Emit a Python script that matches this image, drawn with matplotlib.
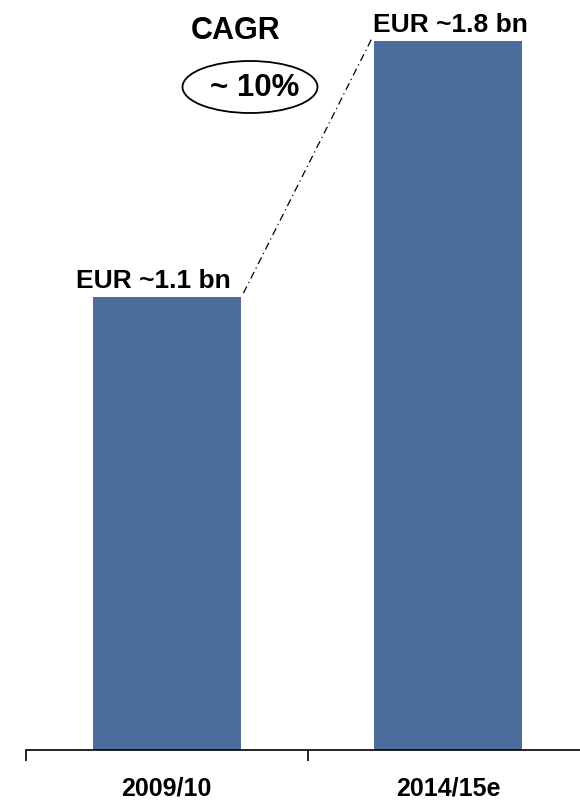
import matplotlib.pyplot as plt
from matplotlib.patches import Ellipse

plt.rcParams['font.family'] = ['Liberation Sans', 'DejaVu Sans']

categories = ['2009/10', '2014/15e']
values = [1.15, 1.8]
value_labels = ['EUR ~1.1 bn', 'EUR ~1.8 bn']
cagr_label = '~ 10%'

bar_color = '#4C6C9B'
w = 0.525

fig = plt.figure(figsize=(5.8, 8.02), dpi=100)
ax = fig.add_axes([26 / 580, 52 / 802, 1 - 26 / 580, 750 / 802])

x = list(range(len(categories)))
ax.bar(x, values, width=w, color=bar_color)

offsets = [-0.049, 0.008]
for xi, v, lab, off in zip(x, values, value_labels, offsets):
    ax.text(xi + off, v + 0.024, lab, ha='center', va='baseline',
            fontsize=19, fontweight='bold')

# CAGR connector
ax.plot([x[0] + w / 2 + 0.01, x[1] - w / 2 - 0.01], [values[0] + 0.01, values[1] + 0.005],
        color='black', lw=0.9, linestyle=(0, (6, 3, 1, 3)))

fig.text(236 / 580, 1 - 31 / 802, 'CAGR', ha='center', va='center',
         fontsize=22, fontweight='bold')
fig.text(255 / 580, 1 - 88 / 802, cagr_label, ha='center', va='center',
         fontsize=22.5, fontweight='bold')
fig.add_artist(Ellipse((250 / 580, 1 - 87 / 802), 135 / 580, 52 / 802,
                       transform=fig.transFigure, fill=False, ec='black', lw=1.3))

for s in ['top', 'right', 'left']:
    ax.spines[s].set_visible(False)
ax.spines['bottom'].set_linewidth(1.2)
ax.set_yticks([])
ax.set_xticks([-0.5, 0.5])
ax.set_xticklabels([])
ax.tick_params(axis='x', direction='out', length=8, width=1.2)
ax.set_xticks(x, minor=True)
ax.set_xticklabels(categories, minor=True, fontsize=18, fontweight='bold')
ax.tick_params(axis='x', which='minor', length=0, pad=19)

# limits last, set_xticks can widen them
ax.set_xlim(-0.5, 1.468)
ax.set_ylim(0, 1.8 * 750 / 709)

fig.savefig('out.png', dpi=100)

===

__Objective__
Return the material word for word. Pictures are not part of the copy.

__Reply__
Emit a Python script that matches this image, drawn with matplotlib.
import matplotlib.pyplot as plt
from matplotlib.patches import Ellipse

plt.rcParams['font.family'] = ['Liberation Sans', 'DejaVu Sans']

categories = ['2009/10', '2014/15e']
values = [1.15, 1.8]
value_labels = ['EUR ~1.1 bn', 'EUR ~1.8 bn']
cagr_label = '~ 10%'

bar_color = '#4C6C9B'
w = 0.525

fig = plt.figure(figsize=(5.8, 8.02), dpi=100)
ax = fig.add_axes([26 / 580, 52 / 802, 1 - 26 / 580, 750 / 802])

x = list(range(len(categories)))
ax.bar(x, values, width=w, color=bar_color)

offsets = [-0.049, 0.008]
for xi, v, lab, off in zip(x, values, value_labels, offsets):
    ax.text(xi + off, v + 0.024, lab, ha='center', va='baseline',
            fontsize=19, fontweight='bold')

# CAGR connector
ax.plot([x[0] + w / 2 + 0.01, x[1] - w / 2 - 0.01], [values[0] + 0.01, values[1] + 0.005],
        color='black', lw=0.9, linestyle=(0, (6, 3, 1, 3)))

fig.text(236 / 580, 1 - 31 / 802, 'CAGR', ha='center', va='center',
         fontsize=22, fontweight='bold')
fig.text(255 / 580, 1 - 88 / 802, cagr_label, ha='center', va='center',
         fontsize=22.5, fontweight='bold')
fig.add_artist(Ellipse((250 / 580, 1 - 87 / 802), 135 / 580, 52 / 802,
                       transform=fig.transFigure, fill=False, ec='black', lw=1.3))

for s in ['top', 'right', 'left']:
    ax.spines[s].set_visible(False)
ax.spines['bottom'].set_linewidth(1.2)
ax.set_yticks([])
ax.set_xticks([-0.5, 0.5])
ax.set_xticklabels([])
ax.tick_params(axis='x', direction='out', length=8, width=1.2)
ax.set_xticks(x, minor=True)
ax.set_xticklabels(categories, minor=True, fontsize=18, fontweight='bold')
ax.tick_params(axis='x', which='minor', length=0, pad=19)

# limits last, set_xticks can widen them
ax.set_xlim(-0.5, 1.468)
ax.set_ylim(0, 1.8 * 750 / 709)

fig.savefig('out.png', dpi=100)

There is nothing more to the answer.